-Hoofdstuk 13-

Rick.
'Niks bijzonders zeker?' Vraag ik terwijl ik richting Anne loop. 'Ik snap het niet, dit is de onderwereld en er is niks.' Antwoord ze en ik haal mijn schouders op terwijl ik naast haar kom staan. 'Misschien is er toch een bepaalde tijd dat ze niet echt actief zijn.' Geef ik als rede waarop Anne zucht en haar armen over elkaar heen slaat.

De open plek waar we vuur hadden gemaakt bevind zich ergens midden in het bos. Het bos is natuurlijk zwart dus er is bijna niks te zien zonder vuur en dat is ook de rede waarom wij de wacht buiten de open plek hebben genomen. Wij hebben beter zicht als ik niet op probeer te scheppen.

'Zullen we....... wat is dat geluid?' Vraagt Anne terwijl mijn gloeiende ogen meteen aanspringen. 'Ik hoor het ook.' Fluister ik terwijl we in een vechthouding gaan staan. 'Het is dood wand het heeft geen geur.' Fluistert Anne.

'Een demon?' Vraag ik en ze haalt haar schouders op. Ik kijk sneller om me heen maar er is niks te zien. Het geluid komt steeds dichterbij. 'Nou en bedankt, ik kan er ook niks aan doen dat ik dood ben.' Zegt Eva die ineens vanuit het duister verschijnt. Mijn hart maakt even een sprongetje en mijn ogen verdwijnen. 'Ben je gestoord? Ik had je bijna aangevallen.' Sist Anne en Eva grinnikt lichtjes.

'Kun je ons iets vertellen over de onderwereld? Jullie zitten hier al een tijdje.' Zeg ik en Eva kijkt me recht aan. 'In de cel ja.' Antwoord ze waardoor mijn schouders ontspannen. Ik had niet eens in de gaten dat ik mijn lichaam zo gespannen hield.

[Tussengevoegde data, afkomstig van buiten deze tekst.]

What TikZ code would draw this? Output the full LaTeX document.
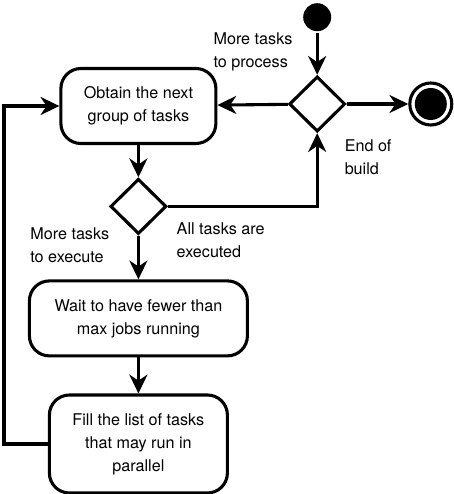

'Je was een mens toch? Waarom ben je dan hier?' Vraag ik en Eva leunt tegen een boom aan. 'Ik werd vermoord nadat ik in een vampier veranderd was. Ze wilde me straffen door me naar de onderwereld te sturen.' Antwoord Eva en Anne en ik maken even oogcontact. Ik denk dat Anne dit al wist.

'Wie zijn "ze"?' Vraag ik en Eva kijkt me gevoelloos aan. Kan ze wel huilen? Is dat mogelijk? 'Geen idee. Will was al dood en ik heb nooit gezichten kunnen zien. Ze zijn vast vampiers dus ze leven nog als ze niet vermoord zijn. Ik hoorde enkel een naam. Ruvik.' Zegt Eva en ik laat mijn hoofd een beetje van richting wisselen zodat ik naar Eva en de omgeving kan luisteren.

'Wat denk je dat die Ruvik er mee te maken had?' Vraagt Anne en Eva haalt haar schouders op. 'Niet dat het me iets boeit, ik ben al dood, Will is al dood.' Antwoord Eva en ik heb zin om in de aanval te schieten. 'En wat als Kéziah hetzelfde lot heeft als jullie?' Vraag ik en Eva kijkt me aan alsof ze wel wil huilen.

'Natuurlijk wil ik dat niet. Kéziah was mijn beste vriend maar wat hij nooit wist is dat ik al die jaren van hem heb gehouden. En dan bedoel ik meer als een vriend.' Fluistert Eva.